Tuesday, September 27, 2011

Tears Won't Leave a Trace

My life lately has been disastrous.  Money, employment, relationship, health...you name it, everything is off track.  I spoke to my good friend Rob, and he put a lot of stuff into perspective (I love you Rob, I really do.  I cannot stress how important you are to my sanity).

Sometimes its no longer about what is right or wrong anymore, but rather if it even works.  Does the piece of the puzzle fit?  Something that seems so heinous to me, may seem very trivial to you.  Do I try to make you see things my way?  Or do I just accept you for who you are and just go on about my business?  Not every situation merits the same thought, but sometimes you really have to put your beliefs out there and let 'em know when something is wrong.  However, the older I get, the more I am letting people just be who they are and just accepting them.  Unfortunately, apart of letting people "be who they are", means that some have no room in my life.

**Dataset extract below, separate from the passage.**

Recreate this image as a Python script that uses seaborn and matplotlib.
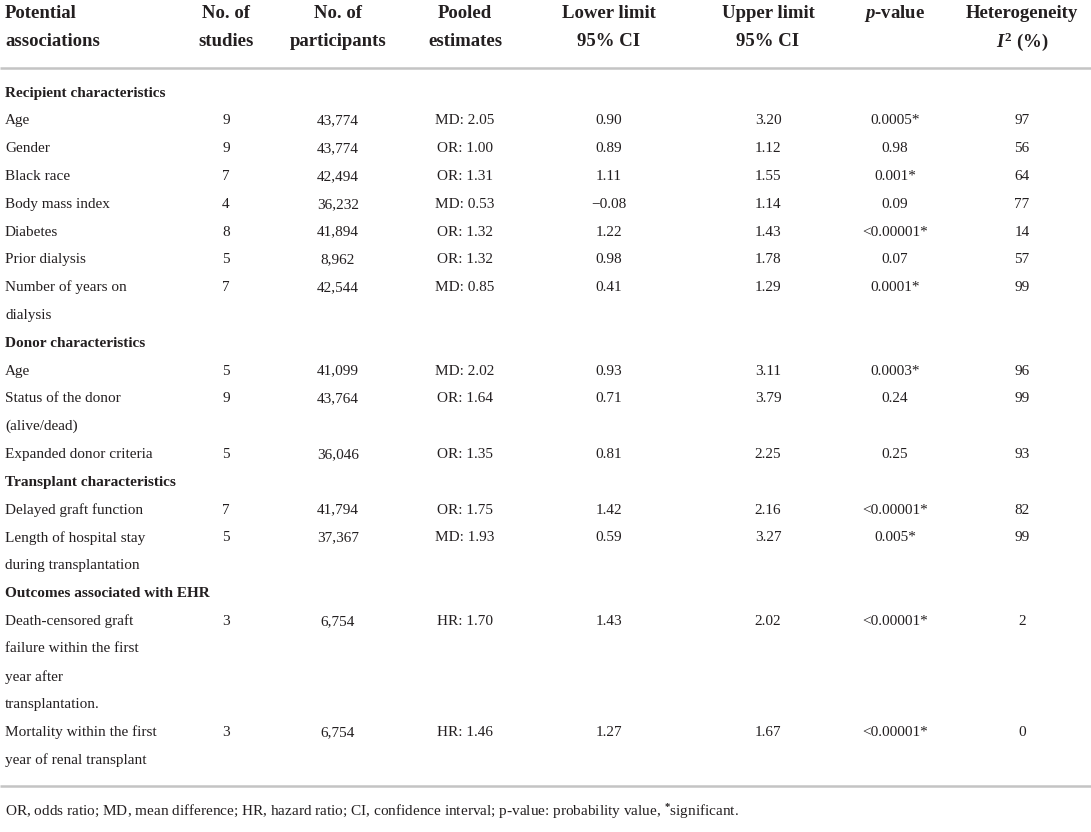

Thats the part that hurts.  One day you may find yourself like me, and realize that somebody that you love so much, doesn't love you the way you need and deserve to be loved, and that its not your fault or theirs, but rather you are too different to work anymore.  I am in a very strange place right now...this may be the first time in years that I have actually felt lonely and completely misunderstood.  There are times where I honestly feel like I make so much sense, that I think I'm crazy.  Does that make sense?

Anyhoo, as usual, I will make it through.  Don't I always?